→ To do: How many lines in the entries below include the string "this"? Answer with the number only.
:: Provided data
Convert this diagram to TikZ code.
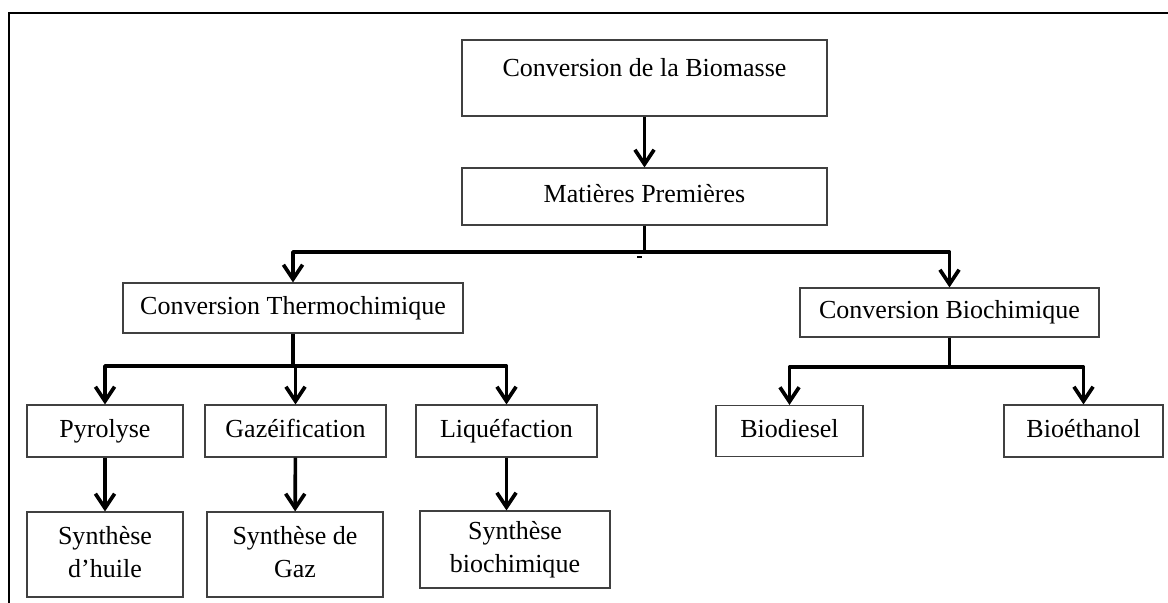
\documentclass[tikz,border=0pt]{standalone}
\usepackage{fontspec}
\setmainfont{Liberation Serif}
\usetikzlibrary{arrows.meta}

\begin{document}
\begin{tikzpicture}[x=0.025cm, y=-0.025cm,
  box/.style={draw=black!75, line width=0.8pt, inner sep=0pt,
    font=\fontsize{18.5}{23.5}\selectfont, text height=13pt, text depth=4pt},
  twobox/.style={draw=black!75, line width=0.8pt, inner sep=0pt, align=center,
    font=\fontsize{18.5}{23.5}\selectfont},
  link/.style={line width=2.6pt, line join=round},
  arrow/.style={link, -{Straight Barb[length=0.36cm,width=0.48cm]}}]
\useasboundingbox (0,0) rectangle (1168,603);

% Outer frame
\draw[line width=1.4pt] (9,603) -- (9,13) -- (1168,13);

% Top of the tree
\node[box, minimum width=9.125cm, text height=0.925cm, text depth=0.975cm] (biomasse) at (644.5,78) {Conversion de la Biomasse};
\node[box, minimum width=9.125cm, minimum height=1.425cm] (matieres) at (644.5,196.5) {Matières Premières};

% Two conversion routes
\node[box, minimum width=8.5cm, minimum height=1.25cm] (thermo) at (293,308) {Conversion Thermochimique};
\node[box, minimum width=7.475cm, minimum height=1.225cm] (biochimique) at (949.5,312.5) {Conversion Biochimique};

% Thermochemical processes
\node[box, minimum width=3.9cm, minimum height=1.3cm] (pyrolyse) at (105,431) {Pyrolyse};
\node[box, minimum width=4.525cm, minimum height=1.3cm] (gazeif) at (295.5,431) {Gazéification};
\node[box, minimum width=4.525cm, minimum height=1.3cm] (liquef) at (506.5,431) {Liquéfaction};

% Biochemical products
\node[box, minimum width=3.675cm, minimum height=1.275cm] (biodiesel) at (789.5,431) {Biodiesel};
\node[box, minimum width=3.975cm, minimum height=1.3cm] (bioethanol) at (1083.5,431) {Bioéthanol};

% Syntheses
\node[twobox, minimum width=3.9cm, minimum height=2.125cm] (huile) at (105,554.5) {\strut Synthèse\\\strut d’huile};
\node[twobox, minimum width=4.4cm, minimum height=2.125cm] (gaz) at (295,554.5) {\strut Synthèse de\\\strut Gaz};
\node[twobox, minimum width=4.75cm, minimum height=1.925cm] (biochim) at (515,549.5) {\strut Synthèse\\\strut biochimique};

% Connectors
\draw[arrow] (biomasse) -- (matieres);
\coordinate (j1) at (644.5,252);
\draw[link] (matieres) -- (j1);
\draw[line width=0.8pt] (637,257) -- (642,257);
\draw[arrow] (j1) -| (thermo);
\draw[arrow] (j1) -| (biochimique);

\coordinate (j2) at (293,366);
\draw[link] (thermo) -- (j2);
\draw[arrow] (j2) -| (pyrolyse);
\draw[arrow] (j2) -| (gazeif);
\draw[arrow] (j2) -| (liquef);

\coordinate (j3) at (949.5,367);
\draw[link] (biochimique) -- (j3);
\draw[arrow] (j3) -| (biodiesel);
\draw[arrow] (j3) -| (bioethanol);

\draw[arrow] (pyrolyse) -- (huile);
\draw[arrow] (gazeif) -- (gaz);
\draw[arrow] (liquef.south) -- (liquef.south |- biochim.north);
\end{tikzpicture}
\end{document}
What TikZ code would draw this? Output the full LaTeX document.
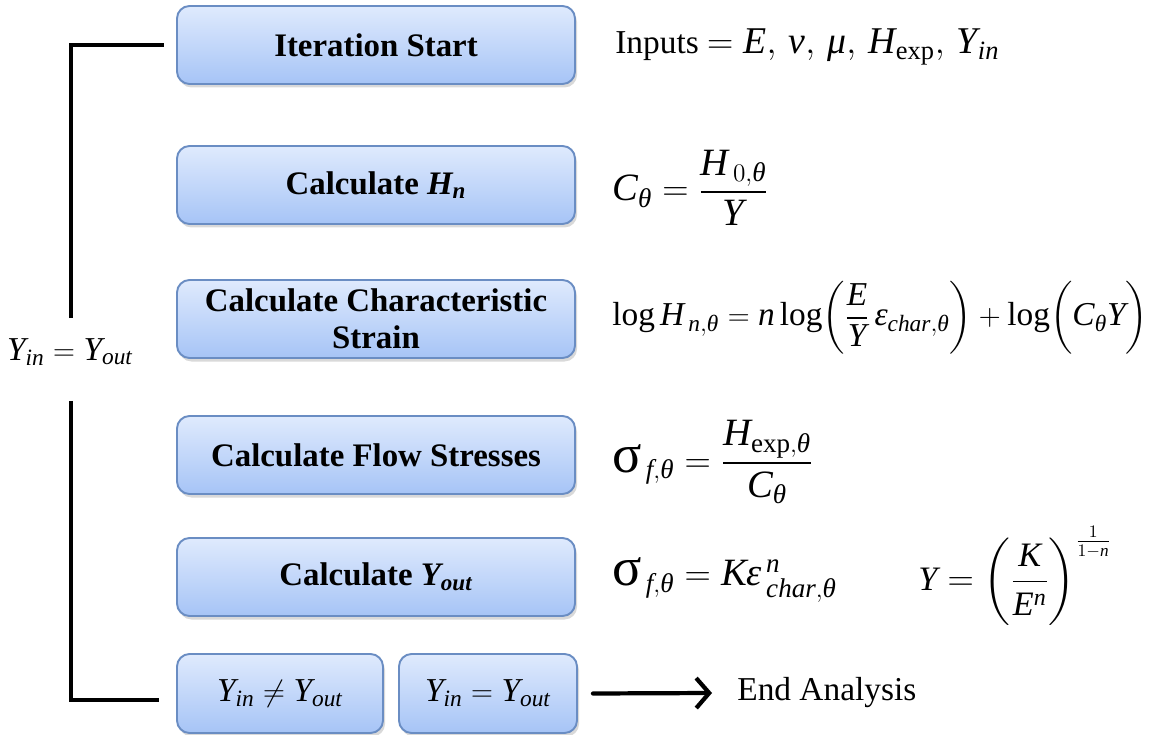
::::
→ Response below: 2